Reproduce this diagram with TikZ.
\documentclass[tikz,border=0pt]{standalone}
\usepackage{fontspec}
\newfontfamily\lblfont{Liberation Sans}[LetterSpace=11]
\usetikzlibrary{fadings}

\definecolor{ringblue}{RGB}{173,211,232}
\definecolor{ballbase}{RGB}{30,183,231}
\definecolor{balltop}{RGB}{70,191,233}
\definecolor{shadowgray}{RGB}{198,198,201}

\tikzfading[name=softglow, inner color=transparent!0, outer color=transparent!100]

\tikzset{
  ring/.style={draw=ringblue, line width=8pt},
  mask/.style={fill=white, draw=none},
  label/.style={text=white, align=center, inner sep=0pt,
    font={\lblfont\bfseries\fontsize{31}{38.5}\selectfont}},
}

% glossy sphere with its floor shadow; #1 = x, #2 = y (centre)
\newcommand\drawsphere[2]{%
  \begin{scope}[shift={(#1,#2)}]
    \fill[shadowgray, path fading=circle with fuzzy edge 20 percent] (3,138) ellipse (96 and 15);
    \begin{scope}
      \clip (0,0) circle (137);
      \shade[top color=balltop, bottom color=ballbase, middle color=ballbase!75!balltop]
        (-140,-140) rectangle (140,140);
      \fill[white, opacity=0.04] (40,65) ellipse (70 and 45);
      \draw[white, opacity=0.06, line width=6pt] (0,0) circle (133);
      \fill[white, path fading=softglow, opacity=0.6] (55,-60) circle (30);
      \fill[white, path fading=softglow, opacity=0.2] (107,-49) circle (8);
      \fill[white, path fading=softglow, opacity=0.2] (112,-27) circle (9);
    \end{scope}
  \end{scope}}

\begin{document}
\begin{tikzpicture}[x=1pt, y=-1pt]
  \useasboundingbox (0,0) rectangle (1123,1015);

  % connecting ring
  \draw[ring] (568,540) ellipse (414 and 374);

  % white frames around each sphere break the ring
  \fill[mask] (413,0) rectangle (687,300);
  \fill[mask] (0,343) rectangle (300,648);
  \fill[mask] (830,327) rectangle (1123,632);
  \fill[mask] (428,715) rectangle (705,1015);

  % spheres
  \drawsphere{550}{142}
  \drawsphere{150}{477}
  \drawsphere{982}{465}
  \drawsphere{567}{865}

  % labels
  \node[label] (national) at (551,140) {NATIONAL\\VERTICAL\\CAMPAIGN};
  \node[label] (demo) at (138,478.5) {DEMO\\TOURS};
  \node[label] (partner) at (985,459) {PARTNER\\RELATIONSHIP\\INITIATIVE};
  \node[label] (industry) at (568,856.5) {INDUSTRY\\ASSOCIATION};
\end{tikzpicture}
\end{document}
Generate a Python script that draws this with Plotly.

:::::

Read the entries and select each line where the word "with" is found.

[RESULT OF THE EXERCISE]:
Reproduce this diagram with TikZ.
% glossy sphere with its floor shadow; #1 = x, #2 = y (centre)
    \fill[shadowgray, path fading=circle with fuzzy edge 20 percent] (3,138) ellipse (96 and 15);
Generate a Python script that draws this with Plotly.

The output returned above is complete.